Расскажите, пожалуйста, какие книги хранятся в Отделе редких и древних рукописей Научной библиотеки МГУ? Какой или какие экземпляры, на ваш взгляд, бесценны?
Александр Лифшиц: В Отделе редких книг и рукописей Научной библиотеки Московского университета — около полумиллиона единиц хранения. Это книги и целые библиотеки, рукописи, архивы, фонды графики. Самая ранняя — фрагмент грузинской рукописи ѴII века.
Самая ценная? «Апостол», переписанный в Константинополе в 1072 году, Евангелие начала XIII века из Ростова Великого, книги с автографами Н.М. Карамзина и В.А. Жуковского, портрет Пушкина, подписанный его рукой, писарская рукопись «Мёртвых душ» с правкой Гоголя, уникальные инкунабулы, русские издания XѴIII века, известные только в нашем собрании — да мало ли...

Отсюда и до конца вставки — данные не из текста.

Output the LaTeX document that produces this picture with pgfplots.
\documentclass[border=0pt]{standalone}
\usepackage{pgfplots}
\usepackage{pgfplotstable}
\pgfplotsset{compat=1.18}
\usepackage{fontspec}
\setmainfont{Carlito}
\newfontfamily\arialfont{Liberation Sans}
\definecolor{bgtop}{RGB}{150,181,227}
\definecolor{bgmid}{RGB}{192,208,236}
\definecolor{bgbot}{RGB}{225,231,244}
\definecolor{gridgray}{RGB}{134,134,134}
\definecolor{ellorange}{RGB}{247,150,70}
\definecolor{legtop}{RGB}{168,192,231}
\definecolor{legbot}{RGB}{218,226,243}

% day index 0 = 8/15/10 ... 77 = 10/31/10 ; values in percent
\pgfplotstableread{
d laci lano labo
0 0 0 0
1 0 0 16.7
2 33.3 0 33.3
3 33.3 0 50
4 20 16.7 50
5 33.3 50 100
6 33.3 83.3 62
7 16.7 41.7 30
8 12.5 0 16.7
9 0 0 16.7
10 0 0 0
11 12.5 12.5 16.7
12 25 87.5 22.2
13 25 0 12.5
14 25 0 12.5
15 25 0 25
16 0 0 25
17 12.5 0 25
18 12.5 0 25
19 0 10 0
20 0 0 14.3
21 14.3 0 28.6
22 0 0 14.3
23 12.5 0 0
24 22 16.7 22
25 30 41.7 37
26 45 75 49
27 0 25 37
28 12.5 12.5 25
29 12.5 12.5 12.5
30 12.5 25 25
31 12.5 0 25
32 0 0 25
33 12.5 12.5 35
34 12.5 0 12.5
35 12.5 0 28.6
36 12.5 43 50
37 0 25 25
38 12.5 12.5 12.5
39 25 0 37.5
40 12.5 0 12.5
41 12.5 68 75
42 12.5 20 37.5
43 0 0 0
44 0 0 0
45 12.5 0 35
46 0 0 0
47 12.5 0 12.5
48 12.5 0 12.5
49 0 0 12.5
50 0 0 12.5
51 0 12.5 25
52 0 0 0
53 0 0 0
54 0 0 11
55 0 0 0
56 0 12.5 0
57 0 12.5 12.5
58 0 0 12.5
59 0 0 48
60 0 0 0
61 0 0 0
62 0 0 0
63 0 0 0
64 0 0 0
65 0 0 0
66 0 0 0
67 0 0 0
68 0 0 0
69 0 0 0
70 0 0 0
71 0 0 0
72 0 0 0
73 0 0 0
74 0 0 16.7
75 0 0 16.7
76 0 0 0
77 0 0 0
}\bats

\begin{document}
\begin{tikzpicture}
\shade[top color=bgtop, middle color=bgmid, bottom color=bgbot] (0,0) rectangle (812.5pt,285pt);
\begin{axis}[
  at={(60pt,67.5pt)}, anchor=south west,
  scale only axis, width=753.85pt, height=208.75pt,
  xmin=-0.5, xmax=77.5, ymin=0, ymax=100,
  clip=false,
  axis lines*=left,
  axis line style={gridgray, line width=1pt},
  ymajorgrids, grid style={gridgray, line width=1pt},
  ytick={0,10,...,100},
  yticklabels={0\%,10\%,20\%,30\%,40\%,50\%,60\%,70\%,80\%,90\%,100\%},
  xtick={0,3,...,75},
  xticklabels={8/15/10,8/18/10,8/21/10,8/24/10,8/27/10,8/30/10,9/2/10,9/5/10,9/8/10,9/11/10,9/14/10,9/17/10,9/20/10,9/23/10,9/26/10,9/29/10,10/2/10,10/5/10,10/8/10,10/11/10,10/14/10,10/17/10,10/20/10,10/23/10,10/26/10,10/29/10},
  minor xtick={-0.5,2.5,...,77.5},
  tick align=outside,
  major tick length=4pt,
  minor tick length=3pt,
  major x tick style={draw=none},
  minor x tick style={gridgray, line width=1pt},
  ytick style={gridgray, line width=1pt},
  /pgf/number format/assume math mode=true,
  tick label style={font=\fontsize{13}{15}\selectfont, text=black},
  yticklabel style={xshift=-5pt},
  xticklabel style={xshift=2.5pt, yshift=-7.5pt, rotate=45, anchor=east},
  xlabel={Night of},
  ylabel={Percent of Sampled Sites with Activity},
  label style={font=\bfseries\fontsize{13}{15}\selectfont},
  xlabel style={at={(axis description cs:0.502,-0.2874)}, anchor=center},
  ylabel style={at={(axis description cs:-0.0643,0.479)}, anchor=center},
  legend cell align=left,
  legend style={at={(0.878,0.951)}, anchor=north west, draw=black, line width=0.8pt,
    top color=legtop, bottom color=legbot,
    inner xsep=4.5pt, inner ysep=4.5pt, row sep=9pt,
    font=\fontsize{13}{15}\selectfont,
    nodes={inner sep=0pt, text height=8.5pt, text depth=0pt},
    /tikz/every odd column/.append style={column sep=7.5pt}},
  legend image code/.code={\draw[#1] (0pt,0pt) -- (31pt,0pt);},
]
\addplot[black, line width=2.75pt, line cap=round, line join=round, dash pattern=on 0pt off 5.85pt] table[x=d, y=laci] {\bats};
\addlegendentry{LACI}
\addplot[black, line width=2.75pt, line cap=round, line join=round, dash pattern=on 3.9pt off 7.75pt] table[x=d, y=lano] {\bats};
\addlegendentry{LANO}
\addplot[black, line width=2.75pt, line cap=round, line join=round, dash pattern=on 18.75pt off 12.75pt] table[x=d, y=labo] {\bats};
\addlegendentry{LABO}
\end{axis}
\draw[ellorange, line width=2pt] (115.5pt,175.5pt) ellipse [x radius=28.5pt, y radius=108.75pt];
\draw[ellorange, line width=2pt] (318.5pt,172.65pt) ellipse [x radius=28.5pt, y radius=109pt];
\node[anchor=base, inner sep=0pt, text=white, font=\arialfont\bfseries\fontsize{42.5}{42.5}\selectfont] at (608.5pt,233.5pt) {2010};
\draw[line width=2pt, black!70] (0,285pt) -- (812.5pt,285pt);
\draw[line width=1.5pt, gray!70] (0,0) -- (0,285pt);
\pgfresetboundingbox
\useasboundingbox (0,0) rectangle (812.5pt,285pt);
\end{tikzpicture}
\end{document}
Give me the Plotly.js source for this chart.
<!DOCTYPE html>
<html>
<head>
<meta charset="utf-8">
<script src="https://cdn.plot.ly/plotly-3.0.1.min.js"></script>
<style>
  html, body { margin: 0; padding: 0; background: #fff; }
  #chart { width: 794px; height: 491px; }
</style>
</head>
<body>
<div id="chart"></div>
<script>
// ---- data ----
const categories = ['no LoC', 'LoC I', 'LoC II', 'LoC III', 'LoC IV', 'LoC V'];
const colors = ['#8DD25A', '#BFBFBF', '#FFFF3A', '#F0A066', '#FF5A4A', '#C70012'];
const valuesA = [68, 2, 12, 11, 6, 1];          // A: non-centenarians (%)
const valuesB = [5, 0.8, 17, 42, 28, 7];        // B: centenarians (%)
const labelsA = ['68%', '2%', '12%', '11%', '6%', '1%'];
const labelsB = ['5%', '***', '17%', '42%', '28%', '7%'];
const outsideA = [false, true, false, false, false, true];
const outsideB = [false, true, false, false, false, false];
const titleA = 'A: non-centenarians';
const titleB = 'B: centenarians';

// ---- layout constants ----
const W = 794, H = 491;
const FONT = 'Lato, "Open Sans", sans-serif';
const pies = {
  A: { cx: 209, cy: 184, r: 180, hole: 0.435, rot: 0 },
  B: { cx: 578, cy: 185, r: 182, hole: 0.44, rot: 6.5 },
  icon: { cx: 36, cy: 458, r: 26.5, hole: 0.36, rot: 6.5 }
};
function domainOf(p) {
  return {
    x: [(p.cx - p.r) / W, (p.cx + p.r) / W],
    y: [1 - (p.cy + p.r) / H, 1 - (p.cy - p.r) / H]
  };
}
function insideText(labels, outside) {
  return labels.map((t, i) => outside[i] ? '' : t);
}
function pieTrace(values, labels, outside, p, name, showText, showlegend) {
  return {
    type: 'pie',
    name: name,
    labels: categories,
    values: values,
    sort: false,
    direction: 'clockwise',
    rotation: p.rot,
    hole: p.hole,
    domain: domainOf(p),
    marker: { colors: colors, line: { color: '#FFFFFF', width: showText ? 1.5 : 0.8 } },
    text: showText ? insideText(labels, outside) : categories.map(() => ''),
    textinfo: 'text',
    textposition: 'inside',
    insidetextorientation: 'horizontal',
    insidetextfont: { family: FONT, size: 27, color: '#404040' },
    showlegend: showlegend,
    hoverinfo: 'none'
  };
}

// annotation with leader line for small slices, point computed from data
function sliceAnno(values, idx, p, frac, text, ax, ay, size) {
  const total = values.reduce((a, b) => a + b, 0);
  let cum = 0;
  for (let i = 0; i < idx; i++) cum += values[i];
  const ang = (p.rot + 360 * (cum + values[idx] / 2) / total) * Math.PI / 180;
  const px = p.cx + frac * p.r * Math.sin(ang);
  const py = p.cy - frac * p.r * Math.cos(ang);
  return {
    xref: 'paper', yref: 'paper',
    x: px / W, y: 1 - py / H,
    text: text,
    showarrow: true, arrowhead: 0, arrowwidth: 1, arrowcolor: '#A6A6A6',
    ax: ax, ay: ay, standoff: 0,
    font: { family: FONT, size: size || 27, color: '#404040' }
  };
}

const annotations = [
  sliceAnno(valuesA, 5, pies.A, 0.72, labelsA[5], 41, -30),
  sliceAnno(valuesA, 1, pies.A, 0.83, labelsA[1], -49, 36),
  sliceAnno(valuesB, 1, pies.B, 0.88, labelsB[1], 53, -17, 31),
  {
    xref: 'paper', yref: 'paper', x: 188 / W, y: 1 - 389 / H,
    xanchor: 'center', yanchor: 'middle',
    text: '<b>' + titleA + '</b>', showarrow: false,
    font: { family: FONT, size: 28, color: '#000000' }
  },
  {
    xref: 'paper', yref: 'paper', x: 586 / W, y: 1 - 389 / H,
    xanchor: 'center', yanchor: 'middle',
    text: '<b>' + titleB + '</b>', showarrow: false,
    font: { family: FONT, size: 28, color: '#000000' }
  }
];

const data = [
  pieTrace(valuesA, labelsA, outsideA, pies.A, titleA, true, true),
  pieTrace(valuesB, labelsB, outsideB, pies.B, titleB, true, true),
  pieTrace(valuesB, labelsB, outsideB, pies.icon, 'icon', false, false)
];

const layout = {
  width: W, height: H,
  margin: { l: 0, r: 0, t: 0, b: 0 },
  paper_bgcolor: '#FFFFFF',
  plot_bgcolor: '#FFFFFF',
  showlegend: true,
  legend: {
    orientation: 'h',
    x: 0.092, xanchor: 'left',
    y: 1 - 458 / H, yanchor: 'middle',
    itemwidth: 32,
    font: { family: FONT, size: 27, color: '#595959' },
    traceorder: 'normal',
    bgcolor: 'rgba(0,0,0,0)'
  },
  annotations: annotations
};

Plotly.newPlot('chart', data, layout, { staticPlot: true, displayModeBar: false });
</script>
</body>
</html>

В чем заключается ваша работа с книгами?
Александр Лифшиц: В работе хранителя довольно много рутины. Книги, рукописи, архивные документы бывают востребованы читателями. Есть правила хранения, которые должны соблюдаться. Нужно решать, какая книга требует реставрации, какая — футляра. Исследователи определили автора книги, которая раньше была анонимной, — значит, нужно вносить уточнения. И в целом требования к точности описания возрастают. А какие‑то книги дошли до нас без титульного листа — попробуй определить, какое из десятков изданий сочинений Мартина Лютера ты держишь в руках. А рук не хватает, особенно профессиональных.
Но, разумеется, есть и исследовательская работа. Почти не преувеличу, если скажу, что в Отделе редких книг и рукописей каждая десятая книга — повод для научной статьи. Мы до сих пор недостаточно хорошо знаем историю русской книги. Да даже изученный вдоль и поперек «Апостол» Ивана Фёдорова — ещё одна очень знаменитая книга — до сих пор, как оказалось, скрывает в себе загадки.
Расскажите, пожалуйста, о специфике хранения древних рукописей и книг. Есть ли отличия в хранении книг от хранения других древних артефактов или произведений искусства?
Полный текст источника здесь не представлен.